Жара еще стояла основательная, но в атмосфере планеты ощущались какие-то перемены. Синело небо, воздух делался все жиже, легче. И казалось, именно от этого воздуха редким, пережившим предыдущие сезоны животным и растениям хотелось прорвать оболочку плоти, уже устаревшей и отслужившей свое, и превратиться в нечто новое и совершенное. Как это сделать, они не знали, и потому просто существовали, отдавшись стихии природы.

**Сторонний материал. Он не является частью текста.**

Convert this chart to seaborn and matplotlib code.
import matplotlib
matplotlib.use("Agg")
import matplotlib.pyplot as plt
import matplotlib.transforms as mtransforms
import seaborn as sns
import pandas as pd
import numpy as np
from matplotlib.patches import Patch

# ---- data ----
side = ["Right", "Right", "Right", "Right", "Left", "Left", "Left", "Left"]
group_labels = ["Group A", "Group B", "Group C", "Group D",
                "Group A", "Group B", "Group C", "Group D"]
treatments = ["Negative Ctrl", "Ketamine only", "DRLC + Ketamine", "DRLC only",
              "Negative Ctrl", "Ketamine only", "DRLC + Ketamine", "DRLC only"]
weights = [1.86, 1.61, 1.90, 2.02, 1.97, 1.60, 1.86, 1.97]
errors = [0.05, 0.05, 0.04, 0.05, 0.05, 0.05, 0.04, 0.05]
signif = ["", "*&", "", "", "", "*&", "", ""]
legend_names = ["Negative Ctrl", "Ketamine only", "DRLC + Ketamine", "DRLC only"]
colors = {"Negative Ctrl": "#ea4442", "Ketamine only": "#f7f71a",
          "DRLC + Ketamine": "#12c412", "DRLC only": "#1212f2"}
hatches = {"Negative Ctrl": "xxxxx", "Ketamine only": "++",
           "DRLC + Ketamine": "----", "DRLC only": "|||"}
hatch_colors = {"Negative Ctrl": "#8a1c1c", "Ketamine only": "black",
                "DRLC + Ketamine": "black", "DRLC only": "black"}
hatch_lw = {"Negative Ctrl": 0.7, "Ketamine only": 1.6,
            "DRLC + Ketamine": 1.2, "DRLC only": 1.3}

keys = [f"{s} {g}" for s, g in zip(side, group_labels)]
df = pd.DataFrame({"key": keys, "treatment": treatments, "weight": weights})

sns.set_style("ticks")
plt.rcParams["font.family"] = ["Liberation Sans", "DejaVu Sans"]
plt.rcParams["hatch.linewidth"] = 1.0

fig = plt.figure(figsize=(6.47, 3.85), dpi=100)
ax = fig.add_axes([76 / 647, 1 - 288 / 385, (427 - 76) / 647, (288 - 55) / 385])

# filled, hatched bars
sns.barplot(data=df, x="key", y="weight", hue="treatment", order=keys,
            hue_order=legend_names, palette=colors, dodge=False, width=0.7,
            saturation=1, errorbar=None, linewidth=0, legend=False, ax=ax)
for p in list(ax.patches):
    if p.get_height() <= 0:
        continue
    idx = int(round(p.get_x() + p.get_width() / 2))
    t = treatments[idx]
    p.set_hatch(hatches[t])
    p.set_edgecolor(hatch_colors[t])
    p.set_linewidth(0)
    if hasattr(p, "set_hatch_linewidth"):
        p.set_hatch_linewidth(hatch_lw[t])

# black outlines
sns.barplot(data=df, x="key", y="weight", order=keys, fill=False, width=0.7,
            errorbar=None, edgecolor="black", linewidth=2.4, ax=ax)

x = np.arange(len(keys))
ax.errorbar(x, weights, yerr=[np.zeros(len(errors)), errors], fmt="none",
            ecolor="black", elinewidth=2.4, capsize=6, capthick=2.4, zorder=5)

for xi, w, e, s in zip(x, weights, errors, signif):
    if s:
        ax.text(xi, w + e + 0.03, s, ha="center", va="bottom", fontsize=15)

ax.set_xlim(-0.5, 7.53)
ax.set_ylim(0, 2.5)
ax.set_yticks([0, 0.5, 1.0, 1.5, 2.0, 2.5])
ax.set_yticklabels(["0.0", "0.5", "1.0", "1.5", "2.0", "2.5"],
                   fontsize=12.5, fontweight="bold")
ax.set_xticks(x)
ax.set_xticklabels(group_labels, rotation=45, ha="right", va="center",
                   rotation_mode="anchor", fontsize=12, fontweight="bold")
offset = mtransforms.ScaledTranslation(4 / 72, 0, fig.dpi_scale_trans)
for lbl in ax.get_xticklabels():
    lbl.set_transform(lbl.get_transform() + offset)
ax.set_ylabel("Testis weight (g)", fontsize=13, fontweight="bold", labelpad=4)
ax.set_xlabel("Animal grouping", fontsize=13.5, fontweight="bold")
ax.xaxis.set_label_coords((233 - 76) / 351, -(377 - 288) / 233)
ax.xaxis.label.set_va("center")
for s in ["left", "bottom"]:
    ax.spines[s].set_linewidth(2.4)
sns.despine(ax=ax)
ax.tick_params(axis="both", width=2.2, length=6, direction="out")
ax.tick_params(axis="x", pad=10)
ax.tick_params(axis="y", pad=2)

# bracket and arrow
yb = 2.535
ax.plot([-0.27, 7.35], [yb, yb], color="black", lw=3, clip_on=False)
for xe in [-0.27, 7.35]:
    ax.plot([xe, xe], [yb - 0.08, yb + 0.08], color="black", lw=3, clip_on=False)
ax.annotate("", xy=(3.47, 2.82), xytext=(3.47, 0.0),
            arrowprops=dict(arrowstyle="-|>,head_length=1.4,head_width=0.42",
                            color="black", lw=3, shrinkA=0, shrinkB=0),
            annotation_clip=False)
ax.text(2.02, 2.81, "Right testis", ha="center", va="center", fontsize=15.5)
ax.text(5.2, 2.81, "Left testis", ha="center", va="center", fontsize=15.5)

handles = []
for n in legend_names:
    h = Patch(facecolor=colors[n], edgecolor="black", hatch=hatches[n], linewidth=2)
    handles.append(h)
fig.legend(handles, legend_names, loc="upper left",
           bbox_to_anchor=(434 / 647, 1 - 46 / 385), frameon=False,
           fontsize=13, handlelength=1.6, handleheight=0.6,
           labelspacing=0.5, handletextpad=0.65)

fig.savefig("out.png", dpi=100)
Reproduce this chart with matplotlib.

Только родник не переставал увеличиваться в размерах, размывать песчаные берега, заполняя котлован под розовато-голубым навесом мегерианского неба.
Окончание следует
Медовая скала
Если в безоблачный день смотреть на Тбилиси с вершины горы Мтацминды, то кажется, что там, внизу,— огромные, залитые янтарным медом пчелиные соты. Это искрятся на солнце окна домов... Местные старики пчеловоды говорят: «Не случайно наш город похож на улей. И имя его «тбили» — «теплый» не только от горячих серных ключей, бьющих из-под земли. Но и от щедрости нашей труженицы, кавказской пчелы».
Пчелиное Эльдорадо Лолуа. Так называют в Тбилиси живую декоративную пасеку-музей на улице Важи Пшавелы, во дворе школы имени Комарова.
Раньше пчел встают только солнце да он — профессор консерватории Арчил Михайлович Лолуа, их хозяин, помощник и друг. Тщательно моет при входе на пасеку лицо, руки. Надевает белую рубашку. Если уважаешь хозяев, уважай и порядки в их доме: пчелы содержат свои ульи в чистоте и не любят неприятные запахи.
Арчил Лолуа подходит к ульям. Ударяет несколько раз палочкой о медную тарелку, висящую на сухой ветке. «Тэм-тэм-эм»,— певуче звучит металл.
— Доброе утро, друзья! — кланяется пчелам седовласый человек.
...Калитка на пасеке открыта по субботам и воскресеньям весь день, и каждый приходящий — желанный гость. Только, как и в любом музее, трогать руками ульи нельзя, а голоса их слушать и мед пробовать — пожалуйста. Всех в первую очередь интересуют старинные ульи. Смотрят на такие колоды обычно долго-долго, как смотрят обычно на огонь и волны прибоя. Пчелы не замечают этого, заняты своим делом. Одну десятую грамма весит пчела, а меду собирает за лето пчелиная семья больше ста килограммов.
— А самые древние ульи какие были и где? — интересуются пришедшие в гости к профессору Лолуа туристы из Польши.— У нас в Сважендзе под Познанью тоже существует музей ульев. Там даже соломенные ульи есть...
— Самым старым польским колодам из пихты шестьсот лет, соломенным — чуть меньше. А грузинским сапеткам и кокозам — тысяча лет. Идемте, я покажу их,— приглашает хозяин гостей.
Плетенные из прутьев и обмазанные снаружи и внутри глиной с коровяком старинные жилища кавказских пчел лежали на деревянной треноге, на большом камне, одно висело на толстой ветке яблони. Привезли их из Поти, из Колхиды. Ульи эти перешли к Арчил у Лолуа от отца, Михаила Исаевича, страстного любителя-пчеловода. Дарить наследнику ульи — народный обычай грузинских потомственных пасечников.
Этим сапеткам лет сто будет. Дед Исай их сплел и пчелами заселил еще в прошлом веке. А самым древним жилищем пчел было дупло — в лесу, в горах — расселина в скале. «Таплис клде» — «медовая скала» значит. В Грузии такие есть.
Наверное, первые «дома» пчеле построили ассирийцы. Еще в III тысячелетии до нашей эры при царе Саргоне копали неглубокие длинные канавы в земле и делили их на части — создавали гнезда для пчелиных семей.
— У меня в музее, признаюсь, таких нет,— шутит профессор,— да и вряд ли они где отыщутся. Зато точно знаю, что древнеегипетские ульи VII века до нашей эры, сделанные из речного ила в виде труб, нашли в гробнице Пабу-За. Ныне они хранятся в музее в Нью-Йорке.
На пасеке же Лолуа выставлен древний улей-дуплянка. Тоже из Колхиды.
— Вот она,— Лолуа указал рукой под дерево. Дуплянку можно было принять за старый сухой чурбан, если б не отверстие — леток и не пчелы около него.